The conceptual confusion surrounding regulatory shaming also has practical consequences in policymaking. Mischaracterizing shaming initiatives as straightforward transparency efforts may blind policymakers to the nuances of behavior modification, omitting critical design elements such as timing, linguistic framing, and dissemination channels necessary for effective shaming. Moreover, the absence of explicit discussion on shaming’s mechanisms reduces opportunities to develop metrics for evaluating the success of such policies or to establish legal protections balancing reputational harms with fairness and due process.
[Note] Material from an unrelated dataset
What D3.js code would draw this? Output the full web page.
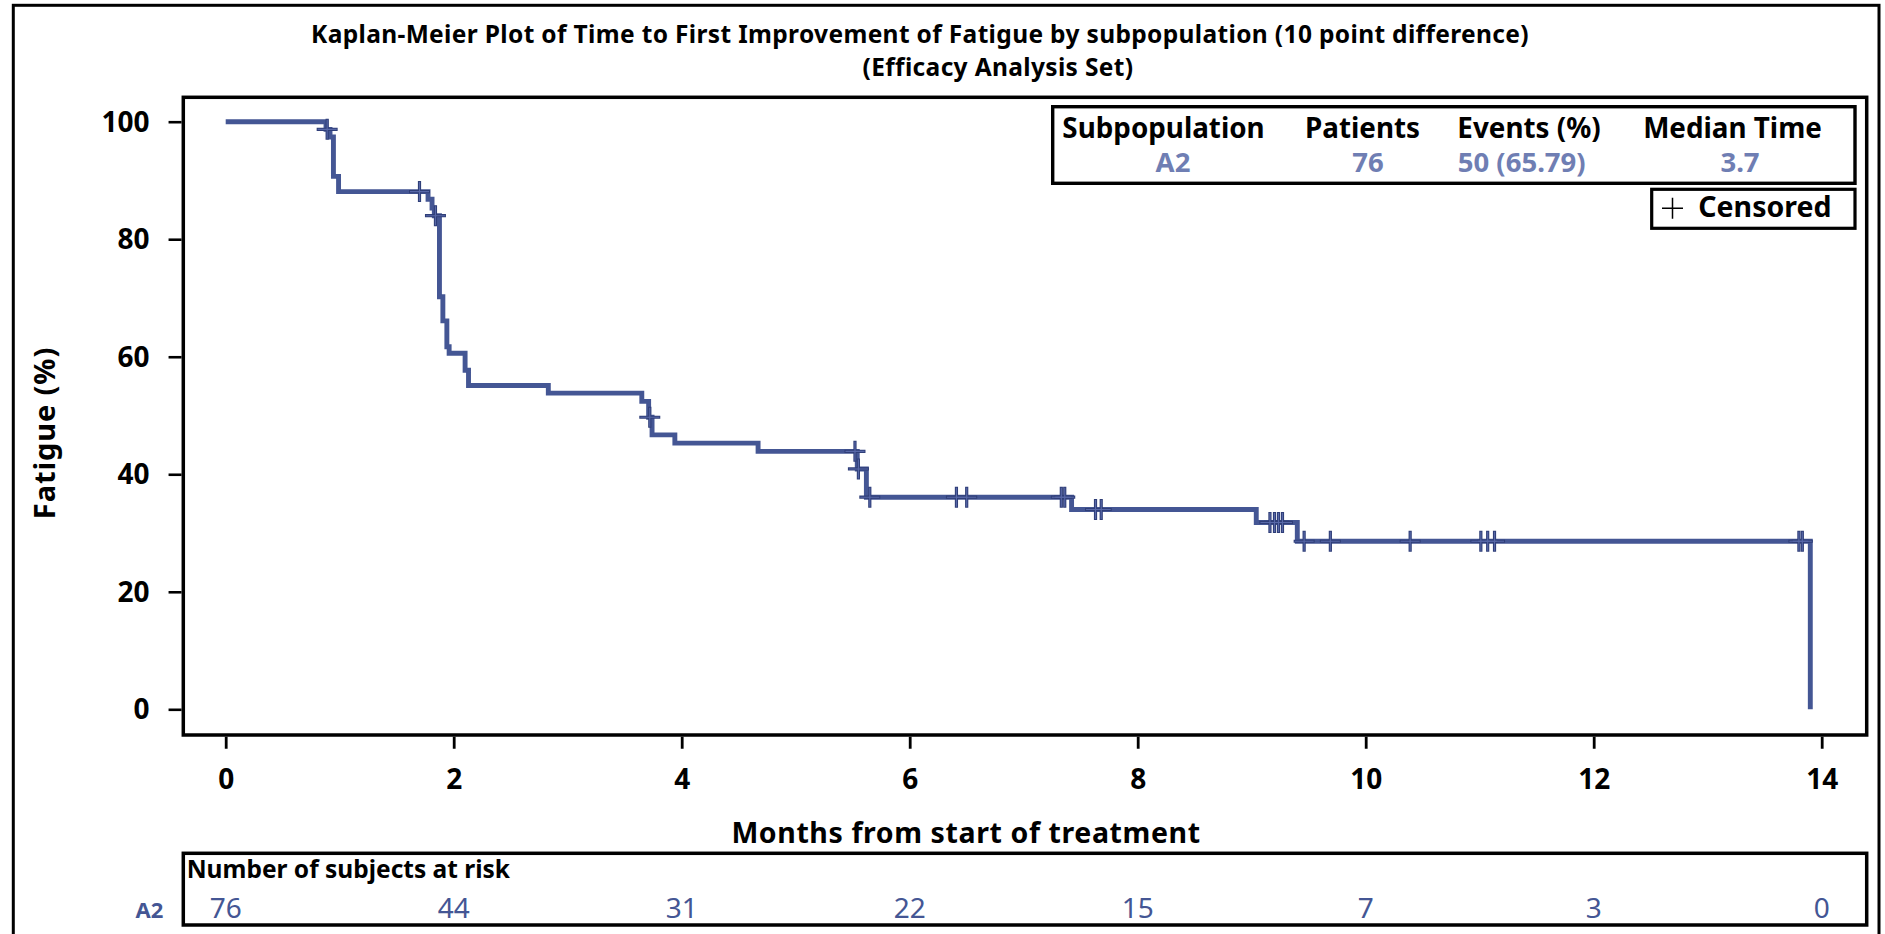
<!DOCTYPE html>
<html>
<head>
<meta charset="utf-8">
<script src="https://cdn.jsdelivr.net/npm/d3@7"></script>
<style>
  html, body { margin: 0; padding: 0; background: #fff; overflow: hidden; }
  svg text { font-family: "Noto Sans", "Open Sans", sans-serif; }
</style>
</head>
<body>
<svg id="chart" width="1885" height="934"></svg>
<script>
// Kaplan-Meier estimate for subpopulation A2 (survival in %, after each event time)
const eventTimes  = [0.88, 0.915, 0.945, 0.99, 1.775, 1.81, 1.83, 1.875, 1.905, 1.94, 1.96,
                     2.10, 2.13, 2.83, 3.65, 3.71, 3.74, 3.94, 4.67, 5.54, 5.62, 7.42,
                     9.04, 9.40, 13.90];
const survivalPct = [98.7, 97.4, 90.7, 88.1, 86.8, 85.3, 84.0, 70.2, 66.1, 61.7, 60.6,
                     57.7, 55.1, 53.8, 52.4, 49.7, 46.7, 45.3, 43.9, 40.9, 36.1, 34.0,
                     31.8, 28.6, 0];
// Censoring times (months)
const censorTimes = [0.89, 1.70, 1.84, 3.72, 5.52, 5.55, 5.65, 6.41, 6.50, 7.33, 7.36,
                     7.63, 7.68, 9.16, 9.20, 9.235, 9.27, 9.46, 9.69, 10.39, 11.01,
                     11.07, 11.13, 13.80, 13.83];

const xTickValues = [0, 2, 4, 6, 8, 10, 12, 14];
const yTickValues = [0, 20, 40, 60, 80, 100];

// Number at risk
const riskTimes  = [0, 2, 4, 6, 8, 10, 12, 14];
const riskCounts = [76, 44, 31, 22, 15, 7, 3, 0];

// Summary inset
const legendHeaders = ["Subpopulation", "Patients", "Events (%)", "Median Time"];
const legendValues  = ["A2", "76", "50 (65.79)", "3.7"];
const groupName = "A2";

const titleLines = [
  "Kaplan-Meier Plot of Time to First Improvement of Fatigue by subpopulation (10 point difference)",
  "(Efficacy Analysis Set)"
];
const xTitle = "Months from start of treatment";
const yTitle = "Fatigue (%)";
const riskTitle = "Number of subjects at risk";
const censorLabel = "Censored";

const lineColor = "#445694";
const valueColor = "#6F7EB3";

const svg = d3.select("#chart");

// scales
const x = d3.scaleLinear().domain([0, 14]).range([225.7, 1821.7]);
const y = d3.scaleLinear().domain([0, 100]).range([709.3, 121.7]);

const frame = { left: 183.3, top: 97.3, right: 1866.7, bottom: 735 };

// outer border
svg.append("rect")
  .attr("x", 13.3).attr("y", 5.3)
  .attr("width", 1879 - 13.3).attr("height", 1000)
  .attr("fill", "none").attr("stroke", "#000").attr("stroke-width", 3);

// titles
const titleCenters = [920, 998];
const titleBaselines = [42.7, 76.3];
svg.selectAll("text.title").data(titleLines).join("text")
  .attr("class", "title")
  .attr("x", (d, i) => titleCenters[i])
  .attr("y", (d, i) => titleBaselines[i])
  .attr("text-anchor", "middle")
  .attr("font-size", 24.5).attr("font-weight", 700)
  .attr("letter-spacing", 0.35)
  .text(d => d);

// plot frame
svg.append("rect")
  .attr("x", frame.left).attr("y", frame.top)
  .attr("width", frame.right - frame.left).attr("height", frame.bottom - frame.top)
  .attr("fill", "none").attr("stroke", "#000").attr("stroke-width", 3.5);

// y axis
const yAxis = svg.append("g")
  .attr("transform", `translate(${frame.left - 1.75},0)`)
  .call(d3.axisLeft(y).tickValues(yTickValues).tickSize(13).tickSizeOuter(0).tickPadding(19));
yAxis.select(".domain").remove();
yAxis.selectAll(".tick line").attr("stroke", "#000").attr("stroke-width", 2.6);
yAxis.selectAll(".tick text")
  .attr("font-family", "Noto Sans").attr("font-size", 28).attr("font-weight", 700)
  .attr("fill", "#000").attr("dy", "0.34em");

// x axis
const xAxis = svg.append("g")
  .attr("transform", `translate(0,${frame.bottom + 1.75})`)
  .call(d3.axisBottom(x).tickValues(xTickValues).tickSize(12).tickSizeOuter(0).tickPadding(20));
xAxis.select(".domain").remove();
xAxis.selectAll(".tick line").attr("stroke", "#000").attr("stroke-width", 2.8);
xAxis.selectAll(".tick text")
  .attr("font-family", "Noto Sans").attr("font-size", 28).attr("font-weight", 700)
  .attr("fill", "#000");

// axis titles
svg.append("text")
  .attr("x", 966).attr("y", 843)
  .attr("text-anchor", "middle")
  .attr("font-size", 28.5).attr("font-weight", 700)
  .attr("letter-spacing", 0.6)
  .text(xTitle);

svg.append("text")
  .attr("transform", "translate(55,433) rotate(-90)")
  .attr("text-anchor", "middle")
  .attr("font-size", 29).attr("font-weight", 700)
  .attr("letter-spacing", 0.9)
  .text(yTitle);

// survival step curve
const kmPoints = [[0, 100]].concat(eventTimes.map((t, i) => [t, survivalPct[i]]));
const stepLine = d3.line().x(d => x(d[0])).y(d => y(d[1])).curve(d3.curveStepAfter);
svg.append("path")
  .datum(kmPoints)
  .attr("d", stepLine)
  .attr("fill", "none")
  .attr("stroke", lineColor)
  .attr("stroke-width", 4.9)
  .attr("stroke-linejoin", "miter");

// censor marks at the survival level in effect
function survivalAt(t) {
  let s = 100;
  eventTimes.forEach((et, i) => { if (et <= t) s = survivalPct[i]; });
  return s;
}
const plusPath = "M-10.5,0H10.5M0,-10.5V10.5";
const censorG = svg.append("g");
censorG.selectAll("path.c-outer").data(censorTimes).join("path")
  .attr("class", "c-outer")
  .attr("transform", d => `translate(${x(d)},${y(survivalAt(d))})`)
  .attr("d", plusPath)
  .attr("stroke", "#2F3E78").attr("stroke-width", 3.2).attr("fill", "none");
censorG.selectAll("path.c-inner").data(censorTimes).join("path")
  .attr("class", "c-inner")
  .attr("transform", d => `translate(${x(d)},${y(survivalAt(d))})`)
  .attr("d", "M-9.5,0H9.5M0,-9.5V9.5")
  .attr("stroke", "#5868A8").attr("stroke-width", 1.1).attr("fill", "none");

// summary inset
svg.append("rect")
  .attr("x", 1052.7).attr("y", 106.7)
  .attr("width", 1855 - 1052.7).attr("height", 183.3 - 106.7)
  .attr("fill", "#fff").attr("stroke", "#000").attr("stroke-width", 3.4);
const headerCenters = [1163.5, 1362.5, 1529, 1732.5];
const valueCenters  = [1173, 1368, 1521.7, 1740];
svg.selectAll("text.lh").data(legendHeaders).join("text")
  .attr("class", "lh")
  .attr("x", (d, i) => headerCenters[i]).attr("y", 137.7)
  .attr("text-anchor", "middle")
  .attr("font-size", 27.8).attr("font-weight", 700)
  .text(d => d);
svg.selectAll("text.lv").data(legendValues).join("text")
  .attr("class", "lv")
  .attr("x", (d, i) => valueCenters[i]).attr("y", 172.3)
  .attr("text-anchor", "middle")
  .attr("font-size", 27.5).attr("font-weight", 700)
  .attr("fill", valueColor)
  .text(d => d);

// censored key
svg.append("rect")
  .attr("x", 1651.7).attr("y", 189.3)
  .attr("width", 1855 - 1651.7).attr("height", 228.3 - 189.3)
  .attr("fill", "#fff").attr("stroke", "#000").attr("stroke-width", 3.2);
svg.append("path")
  .attr("transform", "translate(1672.5,208.3)")
  .attr("d", plusPath)
  .attr("stroke", "#000").attr("stroke-width", 1.5).attr("fill", "none");
svg.append("text")
  .attr("x", 1698.3).attr("y", 216.7)
  .attr("font-size", 28.5).attr("font-weight", 700)
  .text(censorLabel);

// number at risk table
svg.append("rect")
  .attr("x", frame.left).attr("y", 853.3)
  .attr("width", frame.right - frame.left).attr("height", 925 - 853.3)
  .attr("fill", "none").attr("stroke", "#000").attr("stroke-width", 3.5);
svg.append("text")
  .attr("x", 186.7).attr("y", 878.3)
  .attr("font-size", 24.5).attr("font-weight", 700)
  .text(riskTitle);
svg.append("text")
  .attr("x", 149.5).attr("y", 918.3)
  .attr("text-anchor", "middle")
  .attr("font-size", 22).attr("font-weight", 700)
  .attr("fill", lineColor)
  .text(groupName);
svg.selectAll("text.risk").data(riskCounts).join("text")
  .attr("class", "risk")
  .attr("x", (d, i) => x(riskTimes[i])).attr("y", 918.3)
  .attr("text-anchor", "middle")
  .attr("font-size", 28).attr("font-weight", 400)
  .attr("fill", lineColor)
  .text(d => d);
</script>
</body>
</html>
Despite these challenges, the transformative potential of regulatory shaming warrants greater scholarly and institutional attention. Emerging research in law, public policy, and economics points to shaming as a non-coercive tool able to leverage social norms, reputational sensitivity, and stakeholder activism to complement traditional enforcement mechanisms. As digital technologies and social media amplify the visibility and speed of information dissemination, regulatory shaming becomes a more formidable means of influencing corporate behavior with fewer resource demands on regulatory agencies.
In conclusion, the evolving landscape of regulatory information sharing demands a clearer conceptual framework that distinguishes transparency, disclosure, and shaming while recognizing their interrelatedness. Clarifying these distinctions can improve regulatory design, facilitate informed legislative debate, and enhance judicial understanding. Most importantly, it can unlock the full potential of regulatory shaming lists as dynamic instruments wielding reputational power to promote compliance, societal welfare, and environmental stewardship. As governments navigate this complex terrain, embracing precise definitions and strategic communication will be essential to ensuring that such policies not only ‘get the price right’ but also foster genuine accountability beyond mere information provision.
Subject of Research: Regulatory shaming within governmental transparency and disclosure frameworks.
Article Title: Colouring outside the lines: a regulatory shaming framework for black, red, white, and green lists.